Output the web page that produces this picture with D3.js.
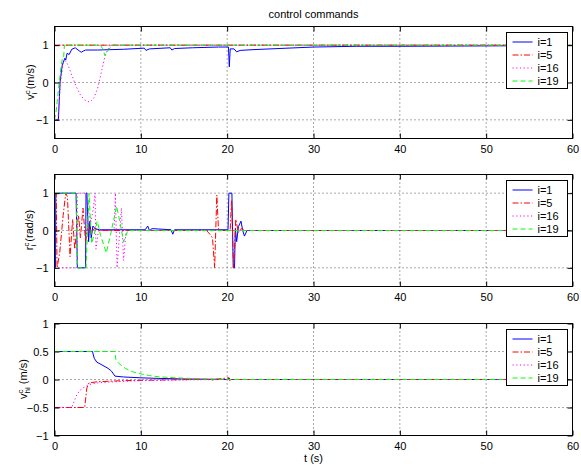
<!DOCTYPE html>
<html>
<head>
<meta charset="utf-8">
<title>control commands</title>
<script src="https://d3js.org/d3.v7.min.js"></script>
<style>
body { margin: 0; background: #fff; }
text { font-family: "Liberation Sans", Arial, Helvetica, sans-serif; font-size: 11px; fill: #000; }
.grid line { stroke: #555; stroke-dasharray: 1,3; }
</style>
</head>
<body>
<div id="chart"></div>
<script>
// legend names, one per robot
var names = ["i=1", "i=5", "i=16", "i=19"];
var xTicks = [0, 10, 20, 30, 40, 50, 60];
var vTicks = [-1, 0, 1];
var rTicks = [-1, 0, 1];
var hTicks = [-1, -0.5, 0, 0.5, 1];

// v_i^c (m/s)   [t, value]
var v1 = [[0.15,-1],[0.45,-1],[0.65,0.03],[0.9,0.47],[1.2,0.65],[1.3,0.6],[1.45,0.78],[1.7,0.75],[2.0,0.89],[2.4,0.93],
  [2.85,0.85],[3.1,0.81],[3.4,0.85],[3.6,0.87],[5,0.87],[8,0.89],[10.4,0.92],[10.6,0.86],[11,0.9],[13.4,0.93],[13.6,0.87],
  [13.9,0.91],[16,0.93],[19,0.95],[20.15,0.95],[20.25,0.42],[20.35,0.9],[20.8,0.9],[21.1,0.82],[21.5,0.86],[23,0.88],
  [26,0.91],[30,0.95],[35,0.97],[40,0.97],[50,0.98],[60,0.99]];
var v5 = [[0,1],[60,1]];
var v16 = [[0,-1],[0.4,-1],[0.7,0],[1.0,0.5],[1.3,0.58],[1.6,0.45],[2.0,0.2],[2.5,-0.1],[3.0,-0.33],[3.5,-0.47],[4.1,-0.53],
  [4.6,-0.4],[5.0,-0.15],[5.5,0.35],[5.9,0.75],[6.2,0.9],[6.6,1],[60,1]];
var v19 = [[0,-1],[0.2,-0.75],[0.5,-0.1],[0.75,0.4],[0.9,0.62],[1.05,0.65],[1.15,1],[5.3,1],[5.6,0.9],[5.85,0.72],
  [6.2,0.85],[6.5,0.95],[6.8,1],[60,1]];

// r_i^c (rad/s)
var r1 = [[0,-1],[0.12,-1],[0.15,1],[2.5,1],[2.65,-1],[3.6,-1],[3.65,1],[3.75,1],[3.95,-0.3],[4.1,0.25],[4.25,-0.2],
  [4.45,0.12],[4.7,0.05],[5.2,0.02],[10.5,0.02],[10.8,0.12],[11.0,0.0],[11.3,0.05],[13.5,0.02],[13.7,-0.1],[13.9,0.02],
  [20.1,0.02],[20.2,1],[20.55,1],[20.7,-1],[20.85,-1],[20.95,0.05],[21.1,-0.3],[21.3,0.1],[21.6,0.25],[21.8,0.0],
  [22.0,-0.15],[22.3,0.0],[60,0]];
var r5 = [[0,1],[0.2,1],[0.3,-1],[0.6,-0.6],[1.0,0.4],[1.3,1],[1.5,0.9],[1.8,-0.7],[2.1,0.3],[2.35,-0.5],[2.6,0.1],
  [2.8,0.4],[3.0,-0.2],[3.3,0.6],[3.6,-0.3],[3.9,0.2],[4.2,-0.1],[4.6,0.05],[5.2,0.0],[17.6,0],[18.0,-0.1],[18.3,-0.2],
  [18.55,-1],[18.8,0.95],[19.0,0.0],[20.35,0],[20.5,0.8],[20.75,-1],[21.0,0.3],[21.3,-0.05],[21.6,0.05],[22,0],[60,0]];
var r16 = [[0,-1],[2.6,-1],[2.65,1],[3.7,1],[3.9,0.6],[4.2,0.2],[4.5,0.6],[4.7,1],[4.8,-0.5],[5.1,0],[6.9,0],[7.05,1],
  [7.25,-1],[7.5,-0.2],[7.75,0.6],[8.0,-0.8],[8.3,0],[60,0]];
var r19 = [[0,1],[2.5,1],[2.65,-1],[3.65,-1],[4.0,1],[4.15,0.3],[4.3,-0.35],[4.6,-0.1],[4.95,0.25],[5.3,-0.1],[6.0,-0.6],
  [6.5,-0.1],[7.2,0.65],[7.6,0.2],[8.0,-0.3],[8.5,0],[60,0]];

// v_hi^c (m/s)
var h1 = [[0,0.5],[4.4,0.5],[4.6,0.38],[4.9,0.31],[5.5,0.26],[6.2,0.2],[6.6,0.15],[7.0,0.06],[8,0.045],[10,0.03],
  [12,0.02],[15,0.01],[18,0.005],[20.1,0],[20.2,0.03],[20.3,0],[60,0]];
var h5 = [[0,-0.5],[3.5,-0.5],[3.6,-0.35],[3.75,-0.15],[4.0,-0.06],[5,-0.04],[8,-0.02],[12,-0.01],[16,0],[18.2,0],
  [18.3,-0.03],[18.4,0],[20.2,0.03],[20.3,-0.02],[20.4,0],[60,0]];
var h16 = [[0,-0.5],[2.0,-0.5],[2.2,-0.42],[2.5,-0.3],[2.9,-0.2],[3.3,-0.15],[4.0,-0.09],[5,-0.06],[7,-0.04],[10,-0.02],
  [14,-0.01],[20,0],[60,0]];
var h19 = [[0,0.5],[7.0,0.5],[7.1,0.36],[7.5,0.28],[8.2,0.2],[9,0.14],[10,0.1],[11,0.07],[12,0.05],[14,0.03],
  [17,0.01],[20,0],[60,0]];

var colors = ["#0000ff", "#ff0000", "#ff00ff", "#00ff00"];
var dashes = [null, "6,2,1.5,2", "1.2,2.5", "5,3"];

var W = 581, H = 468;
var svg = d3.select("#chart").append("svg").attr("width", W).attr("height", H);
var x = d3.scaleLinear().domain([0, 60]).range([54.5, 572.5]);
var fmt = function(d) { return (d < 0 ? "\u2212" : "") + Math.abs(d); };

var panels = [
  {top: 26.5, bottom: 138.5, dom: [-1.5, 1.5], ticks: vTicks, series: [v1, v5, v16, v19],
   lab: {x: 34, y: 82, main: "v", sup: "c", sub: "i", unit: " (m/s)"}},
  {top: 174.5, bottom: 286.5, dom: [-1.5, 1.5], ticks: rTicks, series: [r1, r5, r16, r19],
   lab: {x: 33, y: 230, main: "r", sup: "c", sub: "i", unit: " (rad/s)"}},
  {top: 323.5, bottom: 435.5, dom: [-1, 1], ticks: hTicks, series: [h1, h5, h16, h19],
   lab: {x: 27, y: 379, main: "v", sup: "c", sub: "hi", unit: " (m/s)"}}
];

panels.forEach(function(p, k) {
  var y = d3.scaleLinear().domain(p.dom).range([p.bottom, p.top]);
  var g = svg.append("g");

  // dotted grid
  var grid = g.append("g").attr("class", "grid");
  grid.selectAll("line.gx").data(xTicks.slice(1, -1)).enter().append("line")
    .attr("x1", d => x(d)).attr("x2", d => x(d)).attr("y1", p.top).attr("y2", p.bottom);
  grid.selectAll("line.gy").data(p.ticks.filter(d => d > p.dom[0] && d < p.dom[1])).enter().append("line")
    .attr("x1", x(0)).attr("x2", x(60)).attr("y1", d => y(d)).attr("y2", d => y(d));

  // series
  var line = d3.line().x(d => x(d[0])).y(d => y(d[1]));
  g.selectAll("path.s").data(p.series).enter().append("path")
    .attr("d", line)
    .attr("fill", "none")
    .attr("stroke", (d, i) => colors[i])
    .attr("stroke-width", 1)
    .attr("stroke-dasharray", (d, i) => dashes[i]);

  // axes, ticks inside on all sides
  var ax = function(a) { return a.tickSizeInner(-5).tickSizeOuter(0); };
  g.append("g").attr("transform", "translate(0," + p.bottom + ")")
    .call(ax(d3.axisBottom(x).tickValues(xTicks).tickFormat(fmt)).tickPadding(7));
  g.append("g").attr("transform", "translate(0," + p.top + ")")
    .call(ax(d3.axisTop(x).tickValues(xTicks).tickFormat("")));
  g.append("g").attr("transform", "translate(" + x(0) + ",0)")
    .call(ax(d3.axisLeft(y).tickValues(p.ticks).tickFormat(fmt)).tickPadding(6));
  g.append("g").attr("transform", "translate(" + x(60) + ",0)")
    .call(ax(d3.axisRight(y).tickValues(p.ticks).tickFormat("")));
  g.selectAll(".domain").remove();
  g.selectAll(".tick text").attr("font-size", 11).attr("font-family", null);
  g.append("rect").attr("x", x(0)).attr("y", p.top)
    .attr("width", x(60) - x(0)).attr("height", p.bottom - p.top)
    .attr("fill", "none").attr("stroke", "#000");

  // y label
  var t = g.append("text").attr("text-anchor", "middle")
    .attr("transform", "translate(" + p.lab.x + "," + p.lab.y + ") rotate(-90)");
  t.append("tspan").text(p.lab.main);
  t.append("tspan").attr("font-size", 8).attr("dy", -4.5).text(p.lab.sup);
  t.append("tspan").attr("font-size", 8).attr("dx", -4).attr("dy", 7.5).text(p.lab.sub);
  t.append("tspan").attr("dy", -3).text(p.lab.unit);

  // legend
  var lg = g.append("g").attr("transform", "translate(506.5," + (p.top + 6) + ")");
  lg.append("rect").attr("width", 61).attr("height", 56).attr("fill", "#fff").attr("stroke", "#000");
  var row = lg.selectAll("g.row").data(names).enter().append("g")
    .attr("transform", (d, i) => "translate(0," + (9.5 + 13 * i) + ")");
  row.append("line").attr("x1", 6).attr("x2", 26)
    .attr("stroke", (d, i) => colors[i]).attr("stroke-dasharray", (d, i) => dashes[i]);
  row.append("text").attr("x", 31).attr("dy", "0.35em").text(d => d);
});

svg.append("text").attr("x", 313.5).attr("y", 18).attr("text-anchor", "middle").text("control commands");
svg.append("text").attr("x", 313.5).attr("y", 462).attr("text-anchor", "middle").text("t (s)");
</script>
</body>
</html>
= = = = =
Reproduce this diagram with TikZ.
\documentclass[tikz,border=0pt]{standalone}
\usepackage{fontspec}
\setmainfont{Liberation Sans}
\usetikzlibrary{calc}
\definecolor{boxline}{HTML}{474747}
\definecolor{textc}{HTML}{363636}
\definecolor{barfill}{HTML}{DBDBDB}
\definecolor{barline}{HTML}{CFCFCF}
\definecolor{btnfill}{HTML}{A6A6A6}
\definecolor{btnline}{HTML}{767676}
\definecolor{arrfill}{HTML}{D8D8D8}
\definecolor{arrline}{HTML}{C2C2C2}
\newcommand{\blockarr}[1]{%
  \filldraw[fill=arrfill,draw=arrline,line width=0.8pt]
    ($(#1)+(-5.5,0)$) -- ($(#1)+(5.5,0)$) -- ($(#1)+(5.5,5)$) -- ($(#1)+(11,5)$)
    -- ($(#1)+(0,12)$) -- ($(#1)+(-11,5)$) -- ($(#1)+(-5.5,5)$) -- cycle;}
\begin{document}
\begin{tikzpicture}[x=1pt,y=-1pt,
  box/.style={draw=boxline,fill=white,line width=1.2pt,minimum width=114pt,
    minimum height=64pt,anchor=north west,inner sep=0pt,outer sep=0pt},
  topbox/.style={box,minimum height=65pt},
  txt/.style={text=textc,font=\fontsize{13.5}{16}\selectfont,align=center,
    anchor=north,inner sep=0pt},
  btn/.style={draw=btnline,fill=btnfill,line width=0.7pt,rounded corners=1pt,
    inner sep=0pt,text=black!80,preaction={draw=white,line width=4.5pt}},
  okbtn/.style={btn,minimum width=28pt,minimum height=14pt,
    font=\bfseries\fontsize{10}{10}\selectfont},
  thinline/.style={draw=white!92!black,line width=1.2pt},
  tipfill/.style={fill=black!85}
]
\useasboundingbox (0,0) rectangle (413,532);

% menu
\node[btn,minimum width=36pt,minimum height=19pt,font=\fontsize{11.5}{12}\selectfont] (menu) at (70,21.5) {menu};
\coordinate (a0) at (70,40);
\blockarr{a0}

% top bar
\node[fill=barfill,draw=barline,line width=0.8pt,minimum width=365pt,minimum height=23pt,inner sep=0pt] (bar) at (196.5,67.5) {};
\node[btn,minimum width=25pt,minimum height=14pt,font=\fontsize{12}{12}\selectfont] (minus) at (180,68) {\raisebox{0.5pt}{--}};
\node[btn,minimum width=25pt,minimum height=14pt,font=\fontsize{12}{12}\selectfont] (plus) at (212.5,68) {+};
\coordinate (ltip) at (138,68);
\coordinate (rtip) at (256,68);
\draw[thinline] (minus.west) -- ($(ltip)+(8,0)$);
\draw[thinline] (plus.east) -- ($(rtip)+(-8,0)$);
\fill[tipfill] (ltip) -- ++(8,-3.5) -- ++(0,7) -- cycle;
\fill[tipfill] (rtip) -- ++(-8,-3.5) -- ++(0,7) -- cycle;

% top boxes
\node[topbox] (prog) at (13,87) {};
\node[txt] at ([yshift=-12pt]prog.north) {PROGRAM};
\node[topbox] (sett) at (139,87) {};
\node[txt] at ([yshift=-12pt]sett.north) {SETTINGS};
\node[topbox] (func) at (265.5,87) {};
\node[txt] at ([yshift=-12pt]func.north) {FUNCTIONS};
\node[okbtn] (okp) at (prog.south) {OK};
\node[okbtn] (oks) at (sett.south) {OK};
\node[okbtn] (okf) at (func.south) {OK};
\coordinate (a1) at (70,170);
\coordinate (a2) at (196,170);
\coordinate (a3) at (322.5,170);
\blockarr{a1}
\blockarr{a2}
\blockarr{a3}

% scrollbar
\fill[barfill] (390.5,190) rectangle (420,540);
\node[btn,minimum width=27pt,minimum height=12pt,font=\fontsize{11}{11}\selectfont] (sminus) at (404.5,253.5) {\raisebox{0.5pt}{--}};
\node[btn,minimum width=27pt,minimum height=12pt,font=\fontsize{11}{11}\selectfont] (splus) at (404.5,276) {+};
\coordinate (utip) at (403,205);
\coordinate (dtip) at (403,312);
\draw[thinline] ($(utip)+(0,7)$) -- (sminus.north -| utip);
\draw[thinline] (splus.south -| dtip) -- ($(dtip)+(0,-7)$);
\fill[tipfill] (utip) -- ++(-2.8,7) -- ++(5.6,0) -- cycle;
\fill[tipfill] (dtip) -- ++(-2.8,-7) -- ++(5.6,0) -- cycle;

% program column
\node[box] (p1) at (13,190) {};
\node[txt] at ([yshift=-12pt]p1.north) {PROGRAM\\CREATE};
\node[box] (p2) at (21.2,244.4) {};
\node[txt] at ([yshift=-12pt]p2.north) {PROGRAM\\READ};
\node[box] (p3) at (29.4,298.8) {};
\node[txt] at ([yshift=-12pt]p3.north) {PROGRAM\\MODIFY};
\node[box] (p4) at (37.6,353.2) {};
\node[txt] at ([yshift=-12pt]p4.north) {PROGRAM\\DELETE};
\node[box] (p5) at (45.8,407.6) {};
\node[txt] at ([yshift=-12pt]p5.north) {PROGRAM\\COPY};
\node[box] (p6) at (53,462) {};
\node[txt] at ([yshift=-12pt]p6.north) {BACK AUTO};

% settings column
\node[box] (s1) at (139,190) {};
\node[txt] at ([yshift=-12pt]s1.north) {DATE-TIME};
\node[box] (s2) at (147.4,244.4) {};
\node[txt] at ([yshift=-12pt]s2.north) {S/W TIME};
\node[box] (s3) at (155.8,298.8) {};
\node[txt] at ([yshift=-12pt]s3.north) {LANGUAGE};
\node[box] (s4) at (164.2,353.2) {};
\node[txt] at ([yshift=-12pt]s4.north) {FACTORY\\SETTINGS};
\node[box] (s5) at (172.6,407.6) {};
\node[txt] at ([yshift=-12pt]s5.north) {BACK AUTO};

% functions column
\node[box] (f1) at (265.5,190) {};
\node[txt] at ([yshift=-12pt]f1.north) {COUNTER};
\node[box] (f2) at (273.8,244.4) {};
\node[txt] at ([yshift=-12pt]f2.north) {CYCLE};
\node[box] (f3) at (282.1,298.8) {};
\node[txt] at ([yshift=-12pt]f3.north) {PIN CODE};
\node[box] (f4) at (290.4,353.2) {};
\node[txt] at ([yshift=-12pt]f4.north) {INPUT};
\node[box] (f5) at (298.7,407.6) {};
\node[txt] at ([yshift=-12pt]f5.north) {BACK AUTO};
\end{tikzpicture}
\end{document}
= = = = =
# Set task:
Extract, from the listing above, every line where the string "with" occurs.

# The response:
Output the web page that produces this picture with D3.js.
Reproduce this diagram with TikZ.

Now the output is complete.